D’après les éléments donnés par l’avocat de la défense, l’affaire qui a été écartée est celle qui concerne «Marie». En possession de nombreuses photos, vidéos et messages WhatsApp, celle-ci, par son témoignage, avait contraint Tariq Ramadan à reconnaître ses relations extraconjugales, empreintes de violences mais consenties, d’après les dires du théologien. Dans un premier temps, le prédicateur avait nié en bloc chacune des accusations.

Mis au ban des milieux musulmans

Depuis huit ans, l’affaire Ramadan a donné lieu à une intense bataille judiciaire.
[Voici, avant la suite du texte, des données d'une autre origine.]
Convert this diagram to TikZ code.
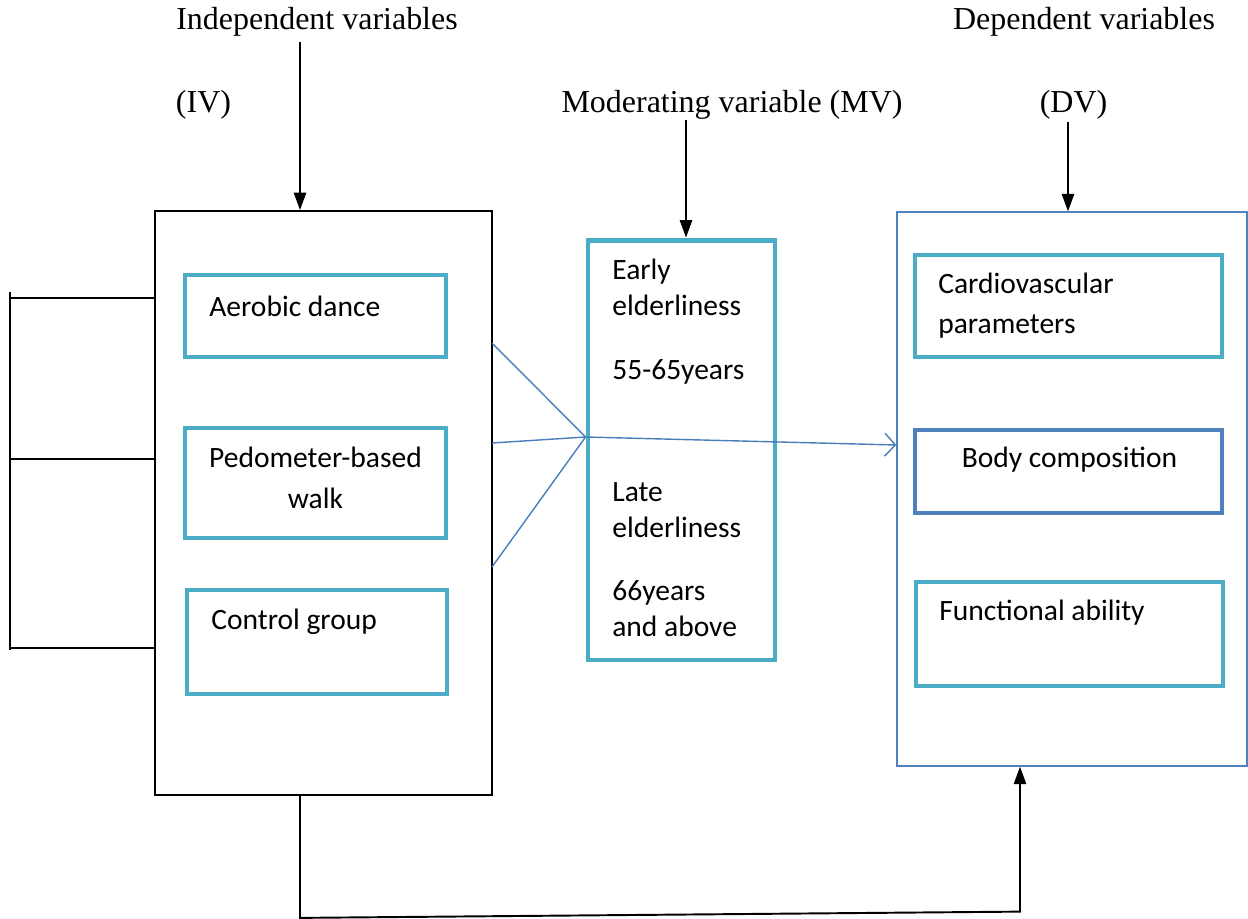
\documentclass[tikz,border=0pt]{standalone}
\usepackage{fontspec}
\setmainfont{Liberation Serif}
\newfontfamily\boxfont{Carlito}
\usetikzlibrary{positioning,arrows.meta}
\definecolor{itemteal}{HTML}{4BACC6}
\definecolor{itemblue}{HTML}{4F81BD}
\definecolor{linkblue}{HTML}{4A7EBB}

\begin{document}
\begin{tikzpicture}[x=0.02cm,y=-0.02cm,
		heading/.style={font=\fontsize{18.2}{21}\selectfont,inner sep=0pt},
		frame/.style={draw,line width=1.1pt,inner sep=0pt},
		item/.style={draw=itemteal,line width=2.8pt,inner sep=0pt},
		itemtext/.style={font=\boxfont\fontsize{16.8}{20.5}\selectfont,inner sep=0pt,align=left},
		arr/.style={line width=1.1pt,-{Triangle[length=10pt,width=7pt]}},
		link/.style={draw=linkblue,line width=0.8pt}]
		\useasboundingbox (0,0) rectangle (1248,919);

		% titles
		\node[heading]	(ivtitle)	at (317,22)		{Independent variables};
		\node[heading]	(ivtag)		at (203.5,105)	{(IV)};
		\node[heading]	(mvtitle)	at (732,105)	{Moderating variable (MV)};
		\node[heading]	(dvtitle)	at (1084,22)	{Dependent variables};
		\node[heading]	(dvtag)		at (1073.5,105)	{(DV)};

		% main frames
		\node[frame,minimum width=6.74cm,minimum height=11.68cm]				(iv)	at (323.5,503)	{};
		\node[item,minimum width=3.74cm,minimum height=8.4cm]					(mv)	at (681.5,450)	{};
		\node[draw=itemblue,line width=0.8pt,inner sep=0pt,minimum width=7cm,minimum height=11.08cm]	(dv)	at (1072,489)	{};

		% independent variables
		\node[item,minimum width=5.22cm,minimum height=1.64cm]	(aerobic)	at (315.5,316)	{};
		\node[item,minimum width=5.22cm,minimum height=2.2cm]	(pedo)		at (315.5,483)	{};
		\node[item,minimum width=5.2cm,minimum height=2.08cm]	(control)	at (317,642)	{};
		\node[itemtext,anchor=west]	(aerobictext)	at (209,306)	{Aerobic dance};
		\node[itemtext,align=center,anchor=north,font=\boxfont\fontsize{16.8}{23.3}\selectfont]	(pedotext)	at (315.5,447)	{Pedometer-based\\walk};
		\node[itemtext,anchor=west]	(controltext)	at (211,622)	{Control group};

		% moderating variable
		\node[itemtext,anchor=north west]	(early)	at (612,259)	{Early\\elderliness\\[16pt]55-65years};
		\node[itemtext,anchor=north west]	(late)	at (612,482)	{Late\\elderliness\\[15.5pt]66years\\and above};

		% dependent variables
		\node[item,minimum width=6.14cm,minimum height=2.04cm]					(cardio)	at (1068.5,306)		{};
		\node[item,draw=itemblue,minimum width=6.14cm,minimum height=1.66cm]	(body)		at (1068.5,471.5)	{};
		\node[item,minimum width=6.14cm,minimum height=2.08cm]					(func)		at (1069.5,634)		{};
		\node[itemtext,anchor=north west,font=\boxfont\fontsize{16.8}{22.7}\selectfont]	(cardiotext)	at (938,273)	{Cardiovascular\\parameters};
		\node[itemtext]					(bodytext)	at (1069.5,460)	{Body composition};
		\node[itemtext,anchor=west]		(functext)	at (939,613)	{Functional ability};

		% arrows from the titles
		\coordinate (ivsrc) at (300,42);
		\coordinate (mvsrc) at (686,120);
		\coordinate (dvsrc) at (1068,122);
		\draw[arr] (ivsrc) -- (ivsrc |- iv.north);
		\draw[arr] (mvsrc) -- (mvsrc |- mv.north);
		\draw[arr] (dvsrc) -- (dvsrc |- dv.north);

		% bracket on the left
		\draw[line width=1.1pt] (10,292) coordinate (brtop) -- (10,650) coordinate (brbot);
		\foreach \y [count=\i] in {298,459,648}{
			\coordinate (br\i) at (10,\y);
			\draw[line width=1.1pt] (br\i) -- (br\i -| iv.west);
		}

		% links through the moderating variable
		\coordinate (hub) at ([yshift=0.26cm]mv.west);
		\foreach \y [count=\i] in {343,443,567}{
			\coordinate (fan\i) at (492,\y);
			\draw[link] (fan\i) -- (hub);
		}
		\draw[link,-{Straight Barb[length=6pt,width=13pt]}] (hub) -- ([yshift=0.88cm]dv.west);

		% feedback line
		\coordinate (ivout) at ([xshift=-0.47cm]iv.south);
		\coordinate (dvin) at ([xshift=-1.04cm]dv.south);
		\draw[arr] (ivout) -- ([yshift=-2.44cm]ivout) -- ([yshift=-2.9cm]dvin) -- (dvin);
	\end{tikzpicture}
\end{document}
Les deux parties peuvent l’une et l’autre se pouvoir en cassation de la décision de la cour d’appel. Ce qui retarderait encore la tenue d’un éventuel procès à Paris. En Suisse, le théologien avait été acquitté en première instance, en mai 2023. Le procès en appel a eu lieu, il y a un mois, à Genève et la décision devrait être très prochainement rendue. Le procureur suisse a requis trois ans de prison dont la moitié de ferme.

Figure centrale de l’islam francophone, Tariq Ramadan a été quasiment mis au ban des milieux musulmans après qu’il a reconnu avoir eu des relations adultères. Il a tenté, à plusieurs reprises, de reprendre des conférences mais il n’est plus le bienvenu au sein des mosquées. Récemment, il a entrepris une tournée de conférences à thématique littéraire, tenues dans des endroits privatisés, tels des restaurants.